_TASK BRIEF_
Leave out the images; return the rest of the data exactly.

_PROVIDED MATERIAL_

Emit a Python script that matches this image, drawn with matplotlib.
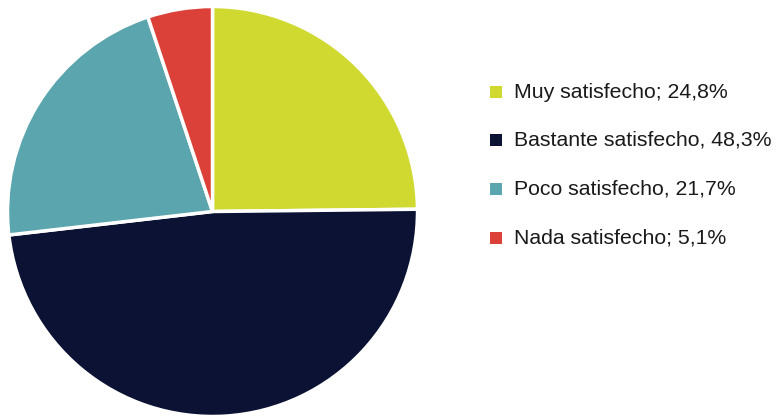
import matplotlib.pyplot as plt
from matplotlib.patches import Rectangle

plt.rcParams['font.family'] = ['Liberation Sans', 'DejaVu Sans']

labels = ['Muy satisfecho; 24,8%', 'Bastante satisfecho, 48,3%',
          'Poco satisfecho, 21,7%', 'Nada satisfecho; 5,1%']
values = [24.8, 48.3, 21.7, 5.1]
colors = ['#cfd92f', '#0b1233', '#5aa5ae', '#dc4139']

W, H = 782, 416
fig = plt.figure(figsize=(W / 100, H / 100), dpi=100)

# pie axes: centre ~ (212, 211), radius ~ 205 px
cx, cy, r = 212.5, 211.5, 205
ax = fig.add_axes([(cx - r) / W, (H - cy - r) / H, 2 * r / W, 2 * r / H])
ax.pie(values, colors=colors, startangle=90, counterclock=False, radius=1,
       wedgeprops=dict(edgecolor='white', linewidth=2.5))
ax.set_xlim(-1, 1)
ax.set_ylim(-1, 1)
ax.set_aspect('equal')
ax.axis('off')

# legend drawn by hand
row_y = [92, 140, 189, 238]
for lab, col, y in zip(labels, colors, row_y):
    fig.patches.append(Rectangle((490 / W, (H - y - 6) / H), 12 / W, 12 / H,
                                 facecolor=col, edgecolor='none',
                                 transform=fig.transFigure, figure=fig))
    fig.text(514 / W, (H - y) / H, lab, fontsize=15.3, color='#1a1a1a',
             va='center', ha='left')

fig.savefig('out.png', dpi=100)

_SOLVED EXERCISE_
Emit a Python script that matches this image, drawn with matplotlib.
import matplotlib.pyplot as plt
from matplotlib.patches import Rectangle

plt.rcParams['font.family'] = ['Liberation Sans', 'DejaVu Sans']

labels = ['Muy satisfecho; 24,8%', 'Bastante satisfecho, 48,3%',
          'Poco satisfecho, 21,7%', 'Nada satisfecho; 5,1%']
values = [24.8, 48.3, 21.7, 5.1]
colors = ['#cfd92f', '#0b1233', '#5aa5ae', '#dc4139']

W, H = 782, 416
fig = plt.figure(figsize=(W / 100, H / 100), dpi=100)

# pie axes: centre ~ (212, 211), radius ~ 205 px
cx, cy, r = 212.5, 211.5, 205
ax = fig.add_axes([(cx - r) / W, (H - cy - r) / H, 2 * r / W, 2 * r / H])
ax.pie(values, colors=colors, startangle=90, counterclock=False, radius=1,
       wedgeprops=dict(edgecolor='white', linewidth=2.5))
ax.set_xlim(-1, 1)
ax.set_ylim(-1, 1)
ax.set_aspect('equal')
ax.axis('off')

# legend drawn by hand
row_y = [92, 140, 189, 238]
for lab, col, y in zip(labels, colors, row_y):
    fig.patches.append(Rectangle((490 / W, (H - y - 6) / H), 12 / W, 12 / H,
                                 facecolor=col, edgecolor='none',
                                 transform=fig.transFigure, figure=fig))
    fig.text(514 / W, (H - y) / H, lab, fontsize=15.3, color='#1a1a1a',
             va='center', ha='left')

fig.savefig('out.png', dpi=100)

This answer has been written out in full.